According to the 45-page complaint, hackers gained access to the Chula Vista-based company’s systems with the intent to steal the personal and protected health information of millions of individuals. The case claims the hackers were successful “with respect to potentially thousands” of consumers, stealing names, addresses, birth dates, Social Security numbers and employee ID numbers. Further, the lawsuit alleges the hackers may have even obtained medical and health insurance information, passwords, account login details, billing and claims data, Medicare and Medicaid identification and credit and debit card payment information, as well as driver’s licenses and passport info.
The case argues that while the data breach occurred between April 2 and June 20, Solara waited until the issuance of a November 13, 2019 press release to inform those affected by the hack that the company had discovered back on June 28 that an unknown actor gained access to select employees’ Microsoft Office 365 accounts. The lawsuit charges that in the four months in which Solara did nothing to warn consumers of the data breach, cybercriminals “had free reign to defraud their unsuspecting victims.” The plaintiff claims that Solara chose to complete its own internal investigation of the data breach and “develop its excuses and speaking points” before alerting proposed class members that their information had been compromised.
The plaintiff alleges the defendant, a direct-to-patient manufacturer of continuous glucose monitors and insulin pumps, among other diabetes treatment devices, failed to have in place adequate and reasonable cybersecurity measures that may have been able to timely detect or prevent the breach. Moreover, Solara, the lawsuit says, failed to disclose the “material facts” that its computer systems containing sensitive information were not adequately safeguarded. As a result, the case says, the information contained therein was ripe for the taking by unauthorized third parties presented effectively with a “soft target.”

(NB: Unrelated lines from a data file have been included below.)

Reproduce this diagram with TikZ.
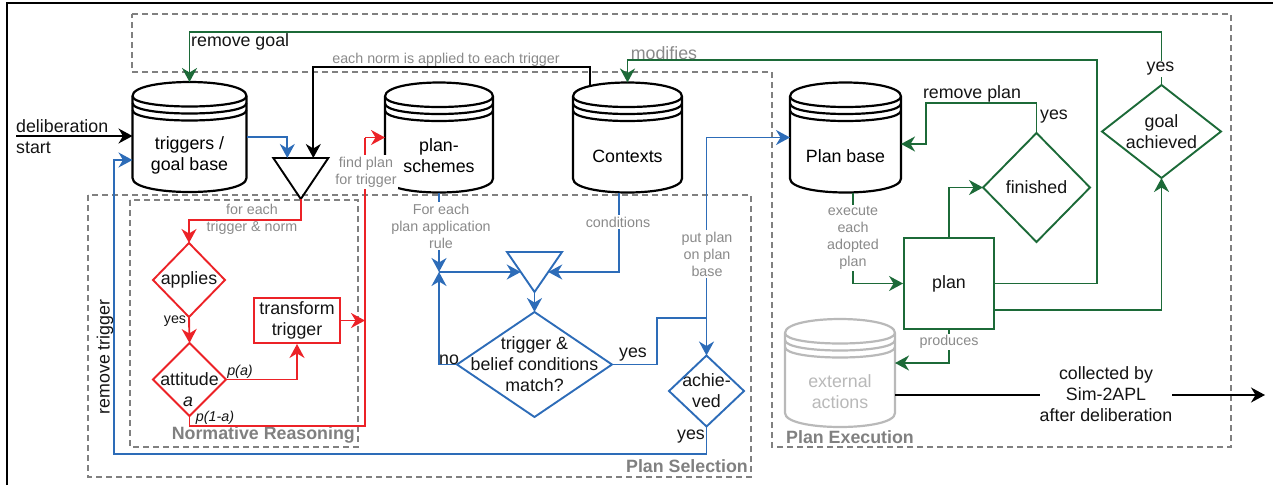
\documentclass[tikz,border=0pt]{standalone}
\usepackage{fontspec}
\setmainfont{Liberation Sans}
\usetikzlibrary{arrows.meta,calc}

\definecolor{cgreen}{RGB}{28,106,56}
\definecolor{cblue}{RGB}{45,108,184}
\definecolor{cred}{RGB}{236,34,39}
\definecolor{cgray}{RGB}{128,128,128}
\definecolor{clabel}{RGB}{138,138,138}
\definecolor{cpale}{RGB}{185,185,185}
\definecolor{ctext}{RGB}{20,20,20}

\newcommand\bigfont{\fontsize{17.8}{21}\selectfont}
\newcommand\smallfont{\fontsize{14.3}{17}\selectfont}

\tikzset{
  slot/.style={rectangle, draw=none, inner sep=0pt, outer sep=0pt},
  storetext/.style={font=\bigfont, align=center, inner sep=0pt},
  txt/.style={font=\bigfont, text=ctext, inner sep=1pt, align=center},
  lbl/.style={font=\smallfont, text=clabel, align=center, inner sep=1.5pt},
  region/.style={draw=cgray, line width=1.7pt, dash pattern=on 6pt off 4pt},
  regiontitle/.style={font=\bigfont\bfseries, text=cgray, inner sep=0pt},
  plain/.style={line width=1.9pt, line join=miter},
  flow/.style={plain, -{Stealth[length=14pt,width=15pt,inset=4.5pt]}},
  outline/.style={line width=1.9pt, line join=miter},
}

% data store drum: invisible slot node, drum outline, text set below the rims
\newcommand\datastore[6][black]{%
  \node[slot, minimum width=#4, minimum height=#5] (#2) at #3 {};
  \filldraw[fill=white, draw=#1, line width=2.2pt]
    ($(#2.north west)+(0,14)$) .. controls ($(#2.north west)+(0,-4.67)$) and ($(#2.north east)+(0,-4.67)$) .. ($(#2.north east)+(0,14)$)
    -- ($(#2.south east)+(0,-14)$) .. controls ($(#2.south east)+(0,4.67)$) and ($(#2.south west)+(0,4.67)$) .. ($(#2.south west)+(0,-14)$) -- cycle;
  \foreach \k in {0,7,14}{
    \draw[#1, line width=2.2pt] ($(#2.north west)+(0,14+\k)$) .. controls ($(#2.north west)+(0,28+\k)$) and ($(#2.north east)+(0,28+\k)$) .. ($(#2.north east)+(0,14+\k)$);}
  \node[storetext, text=#1] (#2-text) at ($(#2.center)+(0,18.5)$) {#6};
}
% decision rhombus through the four side midpoints of a slot node
\newcommand\rhomb[2][black]{\draw[outline, #1] (#2.north) -- (#2.east) -- (#2.south) -- (#2.west) -- cycle;}
% downward merge triangle
\newcommand\merge[2][black]{\draw[outline, #1] (#2.north west) -- (#2.north east) -- (#2.south) -- cycle;}

\begin{document}
\begin{tikzpicture}[x=1pt, y=-1pt]
\useasboundingbox (0,0) rectangle (1273,485);

% page frame
\draw[line width=2.5pt] (7,485) -- (7,3) -- (1273,3);

% regions
\draw[region] (132,14) -- (1231,14) -- (1231,447) -- (772,447) -- (772,72) -- (132,72) -- cycle;
\draw[region] (88,195) rectangle (751,477);
\draw[region] (130,200) rectangle (358,447);
\node[regiontitle, anchor=east] (t-norm) at (355,435) {Normative Reasoning};
\node[regiontitle, anchor=east] (t-sel) at (748,466) {Plan Selection};
\node[regiontitle, anchor=west] (t-exec) at (786,437) {Plan Execution};

% data stores
\datastore{tgb}{(189.5,137)}{114}{110}{triggers /\\goal base}
\datastore{ps}{(439,137.5)}{108}{110}{plan-\\schemes}
\datastore{ctx}{(627.5,137.5)}{109}{110}{Contexts}
\datastore{pb}{(845.5,137.5)}{111}{110}{Plan base}
\datastore[cpale]{ea}{(840,373)}{110}{108}{external\\actions}

% merge points
\node[slot, minimum width=55, minimum height=41] (tri) at (300.8,178.5) {};
\merge{tri}
\node[slot, minimum width=55, minimum height=40] (tri2) at (534.5,272) {};
\merge[cblue]{tri2}

% decisions
\node[slot, txt, inner sep=0pt, minimum width=72, minimum height=74] (app) at (189,280) {applies};
\rhomb[cred]{app}
\node[slot, txt, inner sep=0pt, minimum width=73, minimum height=73] (att) at (189.5,379.5) {attitude};
\rhomb[cred]{att}
\node[txt, font=\bigfont\itshape] (att-a) at (188,402) {a};
\node[slot, txt, inner sep=0pt, minimum width=155, minimum height=105] (mat) at (534.5,364.5) {trigger \&\\belief conditions\\match?};
\rhomb[cblue]{mat}
\node[slot, txt, inner sep=0pt, minimum width=75, minimum height=71] (ach) at (706.5,391) {achie-\\ved};
\rhomb[cblue]{ach}
\node[slot, txt, inner sep=0pt, minimum width=107, minimum height=109] (fin) at (1036.5,187.5) {finished};
\rhomb[cgreen]{fin}
\node[slot, txt, inner sep=0pt, minimum width=119, minimum height=93] (ga) at (1161.5,131.5) {goal\\achieved};
\rhomb[cgreen]{ga}

% processes
\node[txt, draw=cred, line width=1.9pt, inner sep=0pt, minimum width=86, minimum height=45] (tt) at (297,320.5) {transform\\trigger};
\node[txt, draw=cgreen, line width=1.9pt, inner sep=0pt, minimum width=90, minimum height=91] (plan) at (949,283.5) {plan};

% free ends and bends
\coordinate (ds) at (16,136);
\coordinate (j) at (439,272);
\coordinate (split) at (706.5,318);
\coordinate (rt) at (365,137.5);
\coordinate (out) at (1265,395);

% green: plan execution
\draw[flow, cgreen] (ga.north) |- ($(tgb.north)+(0,-50)$) -- (tgb.north);
\draw[flow, cgreen] (plan.east) -| (1097,60) -| (ctx.north);
\draw[flow, cgreen] ($(plan.east)+(0,26.5)$) -| (ga.south);
\draw[flow, cgreen] (plan.north) |- (fin.west);
\draw[flow, cgreen] (fin.north) |- (926,103) |- ($(pb.east)+(0,6.5)$);
\draw[flow, cgreen] ($(pb.south)+(7.5,0)$) |- (plan.west);
\draw[flow, cgreen] (plan.south) |- ($(ea.east)+(0,-10)$);

% black
\draw[flow] (ds) -- (ds -| tgb.west);
\draw[flow] ($(ctx.north)+(-37.5,3.4)$) |- ($(tri.north)+(12.5,-91)$) -- ($(tri.north)+(12.5,0)$);
\draw[flow] ($(ea.east)+(0,22)$) -- (out);

% blue: plan selection
\draw[flow, cblue] (tgb.east) -| ($(tri.north)+(-13.5,0)$);
\draw[flow, cblue] (ach.south) |- (114,454) |- ($(tgb.west)+(0,23)$);
\draw[flow, cblue] (ps.south) -- (j);
\draw[flow, cblue] (j) -- ($(tri2.north west)!0.5!(tri2.south)$);
\draw[flow, cblue] ($(ctx.south)+(-8.5,0)$) |- ($(tri2.north east)!0.5!(tri2.south)$);
\draw[flow, cblue] (tri2.south) -- (mat.north);
\draw[flow, cblue] (mat.west) -| (j);
\draw[plain, cblue] (mat.east) -| (657,318) -- (split);
\draw[flow, cblue] (split) -- (ach.north);
\draw[flow, cblue] (split) |- (pb.west);

% red: normative reasoning
\draw[flow, cred] (tri.south) |- ($(app.north)+(0,-23)$) -- (app.north);
\draw[flow, cred] (app.south) -- (att.north);
\draw[flow, cred] (att.east) -| (tt.south);
\draw[plain, cred] (att.south) |- (365,426) -- (rt);
\draw[flow, cred] (rt) -- (ps.west);
\draw[flow, cred] (tt.east) -- (tt.east -| rt);

% connector labels
\node[txt, anchor=west] (l-rg) at (190,42) {remove goal};
\node[lbl] (l-norm) at (446,60) {each norm is applied to each trigger};
\node[txt, text=clabel] (l-mod) at (664,53) {modifies};
\node[txt] (l-rp) at (972,94) {remove plan};
\node[txt] (l-yf) at (1054,117) {yes};
\node[txt, fill=white] (l-yg) at (1160.5,69) {yes};
\node[txt, anchor=west, align=left, inner sep=0pt] (l-ds) at (16,136.5) {deliberation\\start};
\node[lbl, fill=white] (l-find) at (366,172) {find plan\\for trigger};
\node[lbl] (l-each) at (252,219) {for each\\trigger \& norm};
\node[lbl, fill=white] (l-rule) at (441,226) {For each\\plan application\\rule};
\node[lbl, fill=white] (l-cond) at (618,222) {conditions};
\node[lbl, fill=white] (l-put) at (707,254) {put plan\\on plan\\base};
\node[lbl, fill=white] (l-exe) at (853,238) {execute\\each\\adopted\\plan};
\node[lbl, fill=white] (l-prod) at (949,342) {produces};
\node[txt] (l-ym) at (633,355) {yes};
\node[txt] (l-no) at (449,360) {no};
\node[txt] (l-ya) at (691,437) {yes};
\node[txt, font=\smallfont] (l-yapp) at (175,321) {yes};
\node[txt, font=\smallfont\itshape] (l-pa) at (240,372) {p(a)};
\node[txt, font=\smallfont\itshape] (l-p1a) at (215,418) {p(1-a)};
\node[txt, rotate=90] (l-rt) at (105,357) {remove trigger};
\node[txt, fill=white, inner xsep=0pt] (l-coll) at (1106,394) {collected by\\Sim-2APL\\after deliberation};
\end{tikzpicture}
\end{document}
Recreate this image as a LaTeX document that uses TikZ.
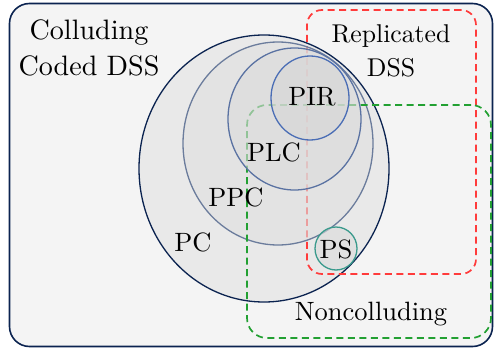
\documentclass[tikz,border=0pt]{standalone}
\usetikzlibrary{shapes.geometric}
\definecolor{navy}{HTML}{0B2350}
\definecolor{boxbg}{HTML}{F4F4F4}
\definecolor{pcfill}{HTML}{E9E9E9}
\definecolor{ppcline}{HTML}{6B7C9C}
\definecolor{plcline}{HTML}{5A72A2}
\definecolor{pirline}{HTML}{4A6DB5}
\definecolor{psline}{HTML}{3A9A8C}
\definecolor{redd}{HTML}{FF3B3B}
\definecolor{greend}{HTML}{22A032}
\definecolor{ppcfill}{HTML}{DFDFDF}
\definecolor{plcfill}{HTML}{DBDBDB}
\definecolor{pirfill}{HTML}{D7D7D7}
\begin{document}
\begin{tikzpicture}[x=1pt,y=-1pt,
  set/.style={ellipse,inner sep=0pt,line width=1.3pt},
  dashbox/.style={line width=1.7pt,dash pattern=on 7pt off 4.5pt},
  lbl/.style={inner sep=0pt,scale=2.65,font=\fontsize{10}{13}\selectfont}]
\useasboundingbox (0,0) rectangle (494,350);
% outer box
\node[draw=navy,fill=boxbg,line width=1.6pt,rounded corners=20pt,minimum width=483pt,minimum height=343pt,inner sep=0pt] (outer) at (251,175) {};
% PC
\node[set,draw=navy,fill=pcfill,minimum width=250pt,minimum height=267pt] (pc) at (264,168.5) {};
% red dashed rect
\node[dashbox,draw=redd,rounded corners=15pt,minimum width=169pt,minimum height=264pt,inner sep=0pt] (rep) at (391.5,142) {};
% PPC
\node[set,draw=ppcline,fill=ppcfill,fill opacity=0.6,minimum width=190pt,minimum height=203pt] (ppc) at (278,143.5) {};
% green dashed rect
\node[dashbox,draw=greend,rounded corners=20pt,minimum width=244pt,minimum height=233pt,inner sep=0pt] (nc) at (369,221.5) {};
% PLC
\node[set,draw=plcline,fill=plcfill,fill opacity=0.6,minimum width=133pt,minimum height=142pt] (plc) at (294.5,119) {};
% PIR
\node[set,draw=pirline,fill=pirfill,fill opacity=0.6,minimum width=78pt,minimum height=84pt] (pir) at (310,98) {};
% PS
\node[set,draw=psline,fill=plcfill,fill opacity=0.6,minimum width=42pt,minimum height=43pt] (ps) at (336,248.5) {};
% labels
\node[lbl,align=center,scale=1.06] (tcoll) at (89,48) {Colluding\\Coded DSS};
\node[lbl,align=center,scale=0.97] (trep) at (391,51) {Replicated\\DSS};
\node[lbl] (tpir) at (312,97) {PIR};
\node[lbl] (tplc) at (274,152) {PLC};
\node[lbl] (tppc) at (236,197) {PPC};
\node[lbl] (tpc) at (193,242) {PC};
\node[lbl] (tps) at (336,249) {PS};
\node[lbl] (tnc) at (371,314) {Noncolluding};
\end{tikzpicture}
\end{document}
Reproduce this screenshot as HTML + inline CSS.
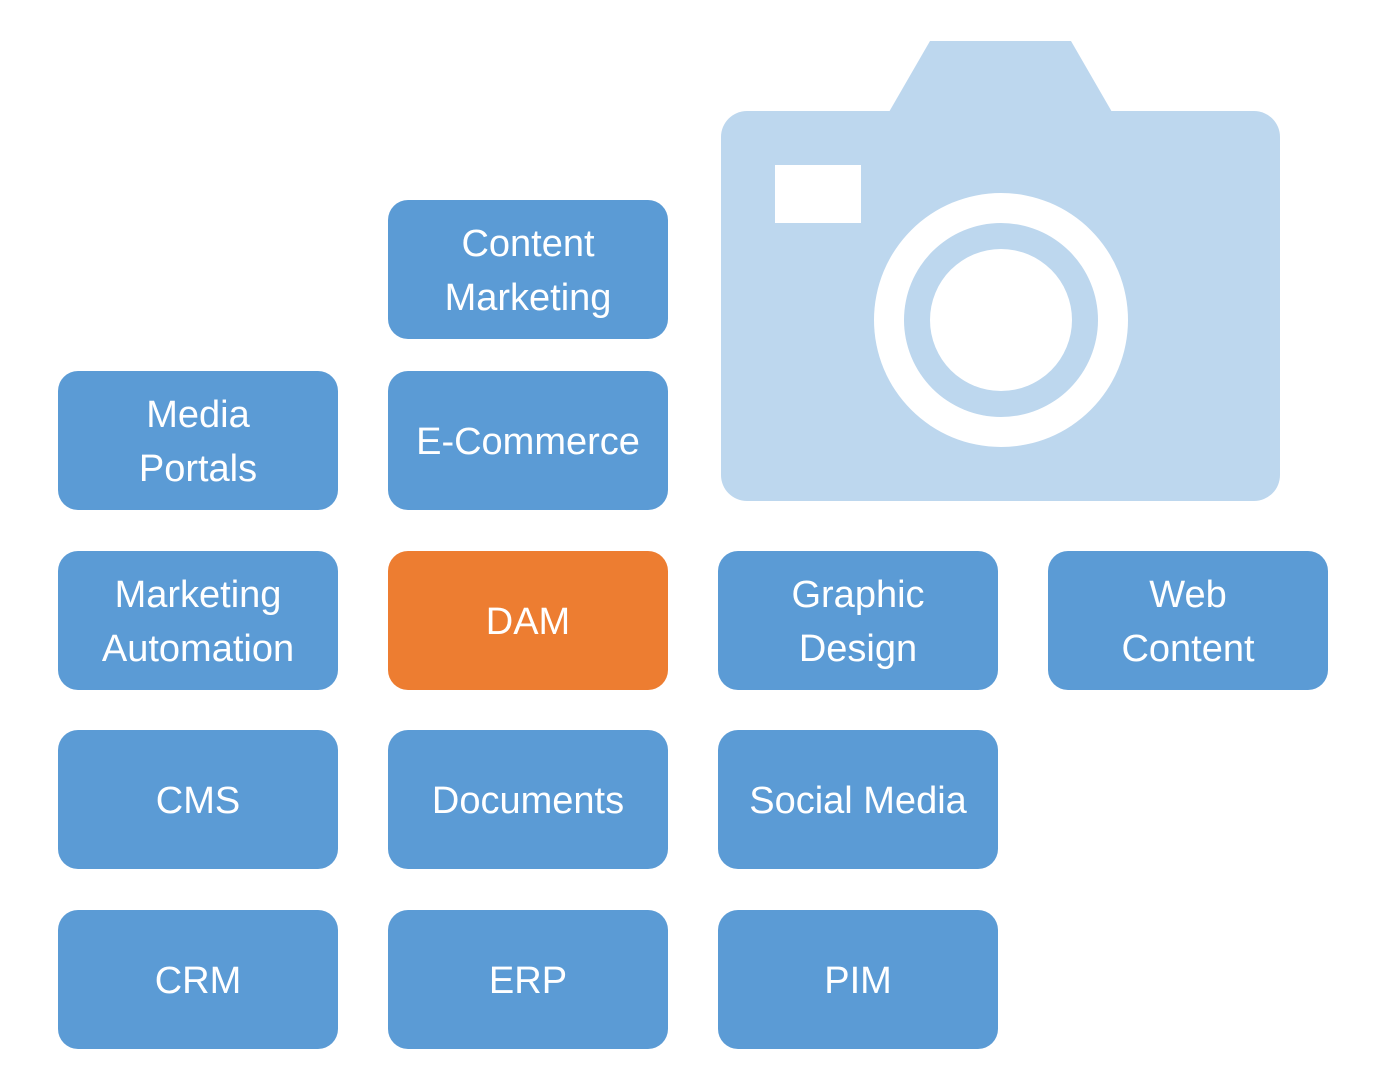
<!DOCTYPE html>
<html><head><meta charset="utf-8"><style>
html,body{margin:0;padding:0;background:#fff;}
body{width:1374px;height:1087px;position:relative;overflow:hidden;font-family:"Liberation Sans","DejaVu Sans",sans-serif;}
.b{position:absolute;width:280px;height:139px;box-sizing:border-box;padding-top:3px;border-radius:20px;background:#5B9BD5;color:#fff;display:flex;align-items:center;justify-content:center;text-align:center;font-size:38px;line-height:54px;}
.o{background:#ED7D31;}
svg{position:absolute;left:0;top:0;}
</style></head><body>
<svg width="1374" height="1087">
<polygon points="889,112 930,41 1071,41 1112,112" fill="#BDD7EE"/>
<rect x="721" y="111" width="559" height="390" rx="26" fill="#BDD7EE"/>
<rect x="775" y="165" width="86" height="58" fill="#fff"/>
<circle cx="1001" cy="320" r="127" fill="#fff"/>
<circle cx="1001" cy="320" r="97" fill="#BDD7EE"/>
<circle cx="1001" cy="320" r="71" fill="#fff"/>
</svg>
<div class="b" style="left:388px;top:200px">Content<br>Marketing</div>
<div class="b" style="left:58px;top:371px">Media<br>Portals</div>
<div class="b" style="left:388px;top:371px">E-Commerce</div>
<div class="b" style="left:58px;top:551px">Marketing<br>Automation</div>
<div class="b o" style="left:388px;top:551px">DAM</div>
<div class="b" style="left:718px;top:551px">Graphic<br>Design</div>
<div class="b" style="left:1048px;top:551px">Web<br>Content</div>
<div class="b" style="left:58px;top:730px">CMS</div>
<div class="b" style="left:388px;top:730px">Documents</div>
<div class="b" style="left:718px;top:730px">Social Media</div>
<div class="b" style="left:58px;top:910px">CRM</div>
<div class="b" style="left:388px;top:910px">ERP</div>
<div class="b" style="left:718px;top:910px">PIM</div>
</body></html>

“In short, thanks to Defendant's failure to protect the Breach Victims' Personal and Medical Information, cyber criminals were able to steal everything they could possibly need to commit nearly every conceivable form of identity theft and wreak havoc on the financial and personal lives of potentially millions of individuals,” the case scathes.
According to the lawsuit, those victimized in the breach have incurred fraudulent charges on certain financial accounts and spent hours filing police reports and monitoring their credit and bank accounts. Many proposed class members, the suit continues, are now on the hook for monthly or annual identify theft protection and credit monitoring fees, and must now spend additional time “being extra vigilant” against cyber theft due to Solara Medical Supplies’ alleged data protection shortcomings.